When I initially began school for kindergarten, I was 4 years old. I was the youngest student in my class (which at that time bothered me). I attended the Greenwich Village Elementary School, P.S. 41, located on 11th Street and 6th Avenue in Manhattan . . .

Due to the events of September 11th, I was soon transferred to P.S. 11 on Waverly Avenue in Brooklyn. My first response was fear because it was a new school and I had to make friends with people that were unfamiliar to me . . .

During the middle of sixth grade, my mother decided to take me out of the public school system in order to home-school me. The reason she took me out of the public school system is the debauchery that would take place on a daily basis at JHS 35. Many of the students would disrupt the class, often begin fights with each other, use profanity towards the teachers, etc. This she felt was immoral, and she choose to remove me from an environment that was not conducive to the manner in which she wanted me to be taught in . . .

Tau and Dieon want folks to understand that just because they are homeschooled, it doesn't mean they are freaks. "I hate explaining that I do get to do activities," says Tau. "I am not in the house all day working."

"I hate explaining that I do get to socialize," says Deion.
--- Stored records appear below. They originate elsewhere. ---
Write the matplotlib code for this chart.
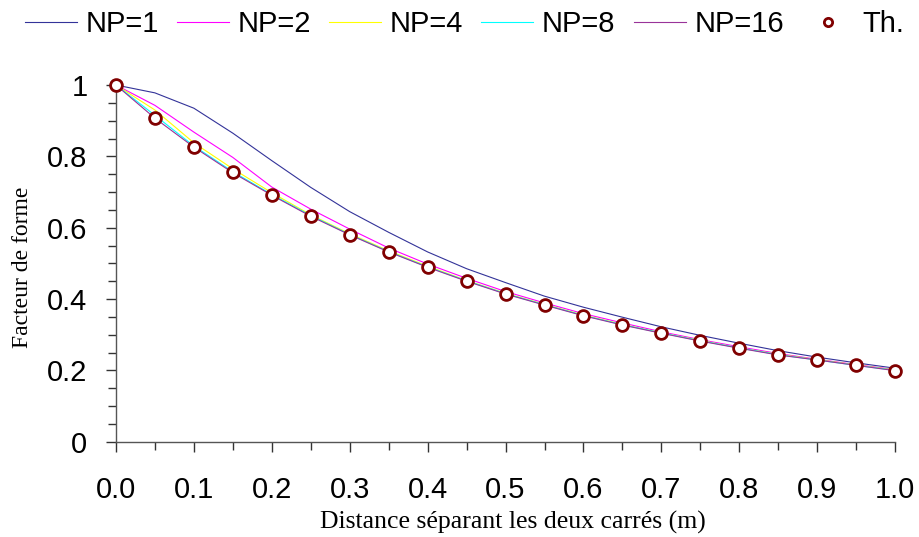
import matplotlib
matplotlib.use("Agg")
import matplotlib.pyplot as plt
from matplotlib.ticker import MultipleLocator, FormatStrFormatter, FuncFormatter

# distance between the two squares (m)
distance = [0.00, 0.05, 0.10, 0.15, 0.20, 0.25, 0.30, 0.35, 0.40, 0.45, 0.50,
            0.55, 0.60, 0.65, 0.70, 0.75, 0.80, 0.85, 0.90, 0.95, 1.00]

# view factor for each number of points
np1 = [1.000, 0.978, 0.935, 0.865, 0.788, 0.713, 0.645, 0.587, 0.532, 0.485, 0.446,
       0.408, 0.377, 0.349, 0.322, 0.298, 0.276, 0.255, 0.237, 0.221, 0.206]
np2 = [1.000, 0.943, 0.868, 0.797, 0.714, 0.652, 0.596, 0.543, 0.498, 0.458, 0.421,
       0.389, 0.359, 0.333, 0.308, 0.286, 0.266, 0.247, 0.231, 0.216, 0.202]
np4 = [1.000, 0.930, 0.838, 0.765, 0.698, 0.636, 0.583, 0.535, 0.492, 0.452, 0.416,
       0.385, 0.355, 0.329, 0.305, 0.284, 0.263, 0.245, 0.230, 0.215, 0.201]
np8 = [1.000, 0.915, 0.829, 0.757, 0.693, 0.634, 0.581, 0.533, 0.490, 0.451, 0.415,
       0.384, 0.354, 0.328, 0.305, 0.283, 0.263, 0.244, 0.229, 0.214, 0.200]
np16 = [1.000, 0.907, 0.826, 0.754, 0.691, 0.632, 0.580, 0.532, 0.489, 0.450, 0.414,
        0.383, 0.353, 0.327, 0.304, 0.282, 0.262, 0.243, 0.229, 0.214, 0.199]
theory = [1.000, 0.908, 0.827, 0.755, 0.692, 0.633, 0.580, 0.531, 0.489, 0.450, 0.414,
          0.383, 0.353, 0.327, 0.304, 0.282, 0.262, 0.243, 0.229, 0.214, 0.199]

sans = ['Liberation Sans', 'DejaVu Sans']
serif = ['Liberation Serif', 'DejaVu Serif']
plt.rcParams['font.family'] = sans

fig = plt.figure(figsize=(9.2, 5.37), dpi=100)
ax = fig.add_axes([0.126, 0.1775, 0.973 - 0.126, 0.8417 - 0.1775])

lw = 0.8
ax.plot(distance, np1, color='#333399', lw=lw, label='NP=1')
ax.plot(distance, np2, color='#FF00FF', lw=lw, label='NP=2')
ax.plot(distance, np4, color='#FFFF00', lw=lw, label='NP=4')
ax.plot(distance, np8, color='#00FFFF', lw=lw, label='NP=8')
ax.plot(distance, np16, color='#993399', lw=lw, label='NP=16')
ax.plot(distance, theory, ls='none', marker='o', ms=8.5, mew=2,
        mfc='white', mec='#800000', label='Th.', clip_on=False, zorder=5)

ax.set_xlim(0, 1)
ax.set_ylim(0, 1)
for side in ['top', 'right']:
    ax.spines[side].set_visible(False)
for side in ['left', 'bottom']:
    ax.spines[side].set_color('#555555')
    ax.spines[side].set_linewidth(1.0)

ax.xaxis.set_major_locator(MultipleLocator(0.1))
ax.xaxis.set_minor_locator(MultipleLocator(0.05))
ax.yaxis.set_major_locator(MultipleLocator(0.2))
ax.yaxis.set_minor_locator(MultipleLocator(0.05))
ax.xaxis.set_major_formatter(FormatStrFormatter('%.1f'))
ax.yaxis.set_major_formatter(FuncFormatter(lambda v, p: '%g' % round(v, 2)))
ax.tick_params(which='major', length=7.5, width=1, color='#333333',
               labelsize=21, direction='out')
ax.tick_params(which='minor', length=5.5, width=1, color='#333333', direction='out')
ax.tick_params(axis='x', which='major', pad=17.5)
ax.tick_params(axis='y', which='major', pad=13)

ax.set_xlabel('Distance séparant les deux carrés (m)', family=serif, fontsize=18.5)
ax.set_ylabel('Facteur de forme', family=serif, fontsize=17)
ax.xaxis.set_label_coords(0.51, -0.195)
ax.yaxis.set_label_coords(-0.106, 0.49)

fig.legend(loc='center left', bbox_to_anchor=(0.027, 0.955), ncol=6,
           frameon=False, fontsize=21, handlelength=1.78, handletextpad=0.3,
           columnspacing=0.62, borderpad=0, borderaxespad=0, markerscale=0.7)

fig.savefig('out.png', dpi=100)
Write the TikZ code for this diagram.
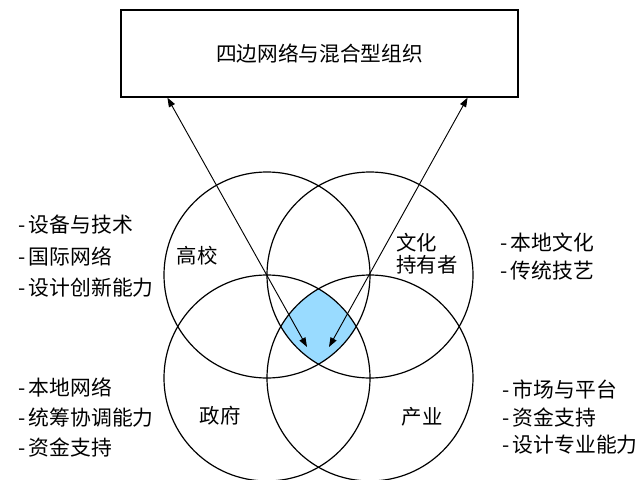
\documentclass[tikz,border=0pt]{standalone}
\usepackage{fontspec}
\newfontfamily\cjk{Noto Sans CJK SC}
\usepackage{tikz}
\usetikzlibrary{calc, %for relative coord calculations
                arrows.meta, % for triangle tips
                positioning}
\definecolor{hubblue}{RGB}{153,219,255}

\begin{document}
\begin{tikzpicture}[x=0.75pt, y=-0.75pt,
                    Ring/.style={draw, line width=0.9pt},
                    Tag/.style={font=\cjk\fontsize{15.3}{18}\selectfont, inner sep=0pt},
                    List/.style={Tag, align=left, anchor=west},
                    Link/.style={{Triangle[length=7pt,width=5pt]}-{Triangle[length=7pt,width=5pt]}, line width=0.7pt}
                    ]
    \useasboundingbox (0,0) rectangle (636,479);

    % TOP BOX %
    \node[draw, line width=0.9pt, minimum width=297.75pt, minimum height=65.25pt,
          font=\cjk\fontsize{15.5}{18}\selectfont] (org) at (319.5,53.5) {四边网络与混合型组织};

    % RINGS %
    \newdimen\R
    \R=77.25pt
    \coordinate (cUni) at (267,275);
    \coordinate (cCul) at (370,275);
    \coordinate (cGov) at (267,378);
    \coordinate (cInd) at (370,378);

    \begin{scope}
        \clip (cUni) circle[radius=\R];
        \clip (cCul) circle[radius=\R];
        \clip (cGov) circle[radius=\R];
        \fill[hubblue] (cInd) circle[radius=\R];
    \end{scope}

    \foreach \c in {cUni,cCul,cGov,cInd}{
    \draw[Ring] (\c) circle[radius=\R];
    }

    % LABELS %
    \node[Tag] (uni) at (197,256) {高校};
    \node[Tag, align=left, anchor=west, font=\cjk\fontsize{15.3}{16.5}\selectfont] (cul) at (396,254) {文化\\持有者};
    \node[Tag] (gov) at (220,416) {政府};
    \node[Tag] (ind) at (422,417) {产业};

    % LISTS %
    \node[List, font=\cjk\fontsize{15.6}{23.6}\selectfont] (uniList) at (18,256.5) {-\,设备与技术\\-\,国际网络\\-\,设计创新能力};
    \node[List, font=\cjk\fontsize{15.6}{20.3}\selectfont] (culList) at (500,256.5) {-\,本地文化\\-\,传统技艺};
    \node[List, font=\cjk\fontsize{15.6}{22.2}\selectfont] (govList) at (18,417.5) {-\,本地网络\\-\,统筹协调能力\\-\,资金支持};
    \node[List, font=\cjk\fontsize{15.6}{20.6}\selectfont] (indList) at (502,417.5) {-\,市场与平台\\-\,资金支持\\-\,设计专业能力};

    % ARROWS %
    \coordinate (upL) at ($(org.south west)+(47,0)$);
    \coordinate (upR) at ($(org.south east)+(-51,0)$);
    \coordinate (hubL) at (307,347);
    \coordinate (hubR) at (329,347);
    \draw[Link] (upL) -- (hubL);
    \draw[Link] (upR) -- (hubR);

\end{tikzpicture}
\end{document}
Next fall, both boys look forward to attending high school. It's not exactly what Robinson wishes for them, but she is willing to defer to their wishes. "I think that I have learned more about my strengths and weaknesses and being able to handle different problems as they come to me," Deion explains.

"I'm interested in filmmaking, and I found a new school in Long Island City that specializes in careers in film and television," says Tau. "I will be one of 108 first-time students in this school—a wonderful opportunity."

Would they homeschool their own children? Deion answers, "I had never thought about homeschooling before my cousin told my parents about it. I looked at it as a relief from the pain I was having at P.S. 35, Decatur Middle School. If my children have any difficulty with school, I will make sure that I find a good place for them to learn and grow. I have been in private school also, and that doesn't always work either."

"Since I felt uncomfortable with the middle-school system, I felt pushed out, pushed upon, and very disappointed that people could be so rude and unfair," says Tau. "If my children in the future have the same issues, then I will have to make the learning experience comfortable and best for them. If homeschooling is the only option available, then I will give that to my children."